On November 12, 2019, more than 300 employees at the BLM's headquarters in Washington D.C. received letters saying they had 30 days to decide whether to move to Grand Junction, Colorado, or other regional offices, or lose their jobs. For those electing to keep their jobs, they were given 90 days to move. Consequently, on its current trajectory, the BLM headquarters in D.C. will be liquidated, decentralized, and relocated by the end of March in 2020.

This move is part of a broader plan announced by the Department of Interior Secretary David Bernhardt in July, under the auspices that the lion's share of the nearly 250 million acres managed by the United States Department of Interior Bureau of Land Management ("BLM") are in the West. This plan has received political pushback from Democrats in the form of threats and proposed legislation limiting or reducing funding to frustrate or impede the relocation of BLM's headquarters.

To those that do not interact with the BLM, the question of "who cares," or more aptly "why should I care," is fair.

To answer this question, it is important to understand the sheer scale of lands administered by the BLM. These are public lands owned by the federal government that are not otherwise set aside for a specific purpose, such as a National Park or Wildlife Refuge. The BLM manages and controls about 12% of the total landmass in the United States, or an area slightly less than the size of Texas. The quality and use of these lands varies widely, ranging from national monuments and conservation areas to recreation lands; from wild, open spaces to forests and mountains; from rangelands to Arctic tundra; from wetlands and river valleys, to desert landscapes, to areas with vast and abundant mineral resources. Summarily, these are public lands, valuable to the country owned by all of us.

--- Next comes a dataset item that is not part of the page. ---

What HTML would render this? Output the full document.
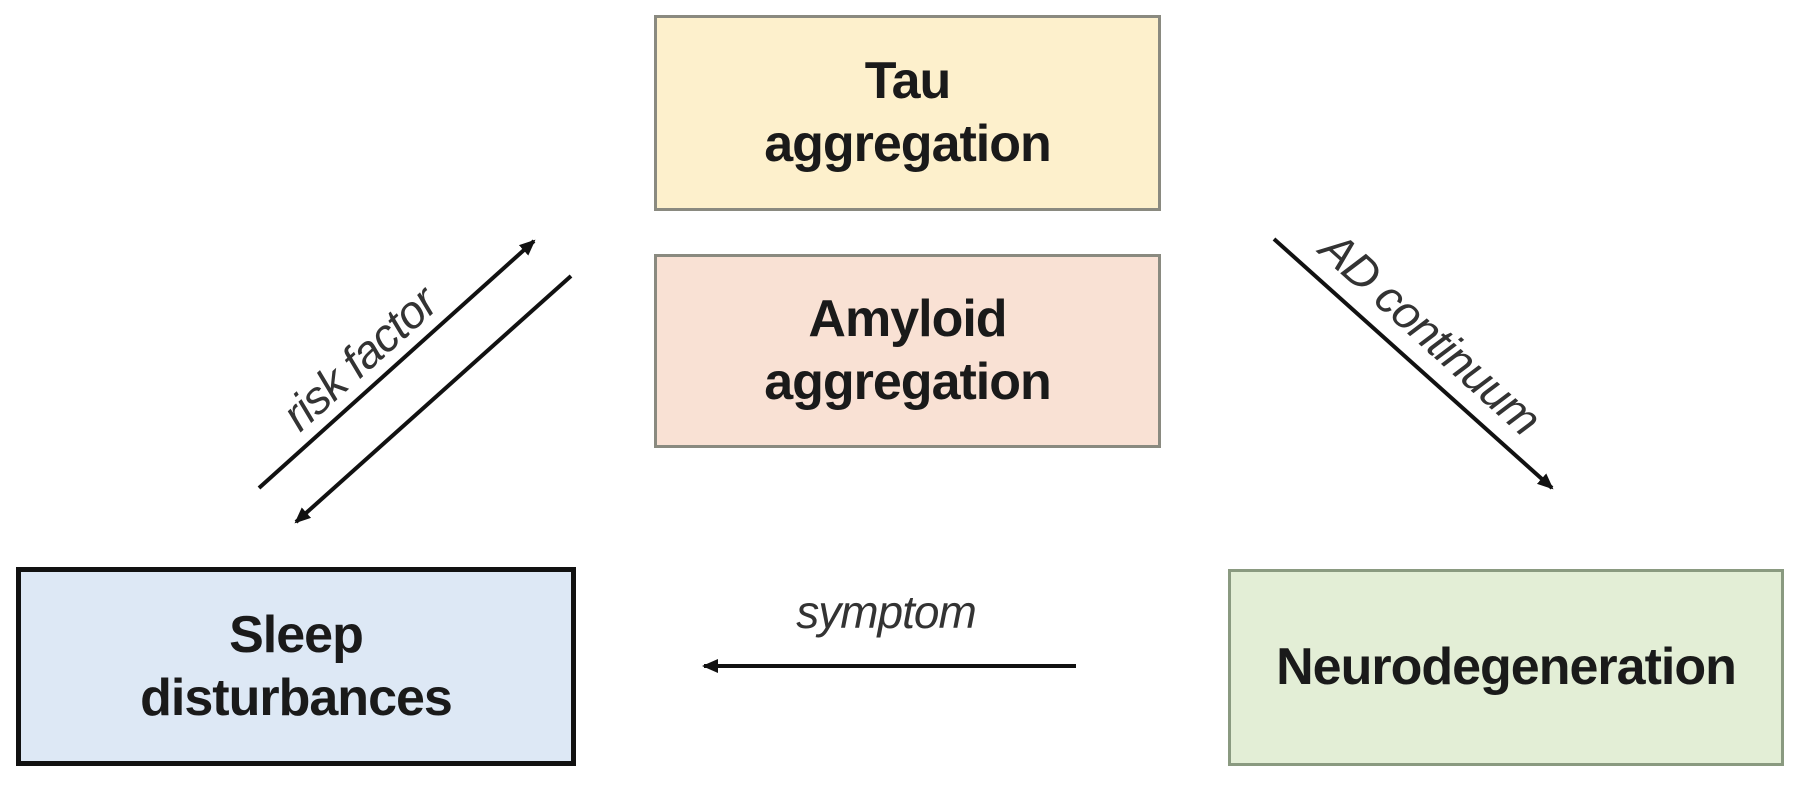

However, this does not really do the volume of land justice, as the percentages are much higher in the "West." For example, in Arizona the Federal Government administers nearly 40% of all lands within the state, in Nevada it is about 62%, in Colorado about 35%, but in Georgia, the BLM administers only about 5.5% of lands.

This discrepancy in administration accounts for Secretary Bernhardt's reasoning to let the headquarters be closer to those most impacted by the agency. But, it is worth noting that Secretary Bernhardt's relocation aspirations have "unintended consequences," and implications beyond just transplanting high-level BLM officials from D.C. to Colorado Springs or other western offices.

Obviously, uprooting dedicated agency personnel and their families should be given appropriate weight and consideration. But, why should anyone not directly impacted by the move care? Having read several pieces touching on the issue, both left and right leaning, both in support and opposition of the move, the answer is not clear.

The articles opposed to the relocation focus on the "lack of a reason for the move," saying it is "unprecedented," and equate the same to a nefarious, ill-defined, plot to wreak havoc on the environment, vis-à-vis a blanket relaxation of regulation over public lands. The law is the law, and the Courts are untethered to the whims of political posturing and agency relocations. So an ill-defined "parade of horribles" is difficult to follow or buy into for anyone that actually interfaces with the BLM.

The articles supporting the re-location focus on the need to have regulators closer to the regulated land. Most estimates place about 97% of all BLM personnel near where the lands are administered and impacted, so relocation will not really change the regulators' proximity to the regulated land in any meaningful sense.

So does it really matter? As a practitioner that works closely with the BLM, I believe it absolutely does, for a few simple reasons:

  • Several of the relevant agency manuals and regulations reference the "Washington Office," or "WO," and specific roles within the same. Nobody has addressed what happens when those roles are dissolved and reborn, creating a "known unknown" of uncertainty. Whether you are an environmental crusader or a mining company looking to expand operations, your point of contact will be both unknown and unknowable for some undefined period.
  • The BLM officials are subject-matter experts, and having them near political appointees and politicians helps ensure fair, full, and adequate decision making as to the use of public lands. Removing these subject-matter experts from Washington has a risk of diluting the quality of decision making where a political appointee at the Department of Interior would no longer have easy access to institutional knowledge and real-world subject-matter expertise. Well thought out decisions by the DOI are important, as they reduce court intervention and thus improve efficiency in the overall resource management of public lands.
  • Any massive move, from office logistics to personnel securing new housing, will cause delays. People will not be as available. Resources, like hard copies of files and maps, will not be as readily accessible. There is simply no way to have a quick and forced re-location without having unintended delays. Those delays will lead to delays in decision making, and the meeting of timing mandates for permitting decisions.

Currently, only two viable solutions exist: (1) delay the move, and spread it out over multiple years, with the relocation of personnel and discrete functions being relocated on an incremental basis to allow redundancy in Washington during the move; (2) scrap the move, or modify the move to only re-locate a specific sub-set of the BLM to Colorado Springs and allow the majority of the BLM Headquarters to remain in Washington. Either approach could avoid the problems outlined above. It remains to be seen how the 90-day move period will truly be implemented, and the true scope of unintended consequences, but in the interim, my sympathy goes out to those BLM officials forced to relocate or lose their jobs.